Al-Qur’an membolehkan poligami demi kemaslahatan perempuan agar mereka tidak terhalang dari menikah dan untuk kemaslahatan lelaki agar tidak tersia-siakan kemanfaatan mereka saat istrinya yang satu sedang beruzur. Selain itu, tentu ada kemaslahatan bagi umat dengan bertambah banyaknya jumlah mereka sehingga mereka bisa menghadapi musuh-musuh agama.

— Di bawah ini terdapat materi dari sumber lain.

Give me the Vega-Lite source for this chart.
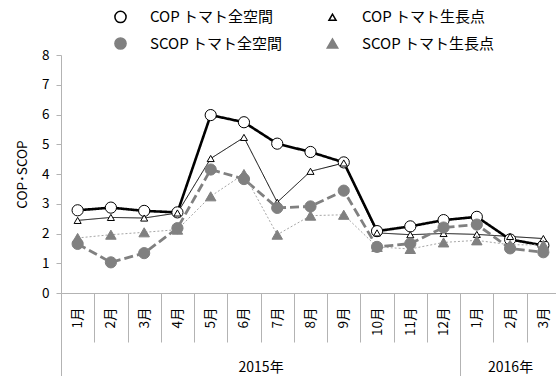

Poligami adalah syariat dari Dzat Yang Maha Memiliki hikmah, Maha Mengetahui lagi Memberitakan, sungguh tidak ada yang mencela aturan-Nya ini selain orang yang dibutakan oleh Allah Subhanahu wata’ala dengan gelapnya kekafiran. Pembatasan jumlah istri dengan bilangan empat adalah ketentuan dari Dzat Yang Maha Memiliki hikmah, bersifat pertengahan antara jumlah yang sedikit yang menyebabkan tersia-siakannya kemanfaatan lelaki dan jumlah banyak yang menyebabkan seorang suami tidak mampu menunaikan semua kebutuhan dan keperluan kehidupan berumah tangga4. (Adhwa’ul Bayan, 3/416— 417, dengan sedikit perubahan) Wallahu ta’ala a’lam bish-shawab.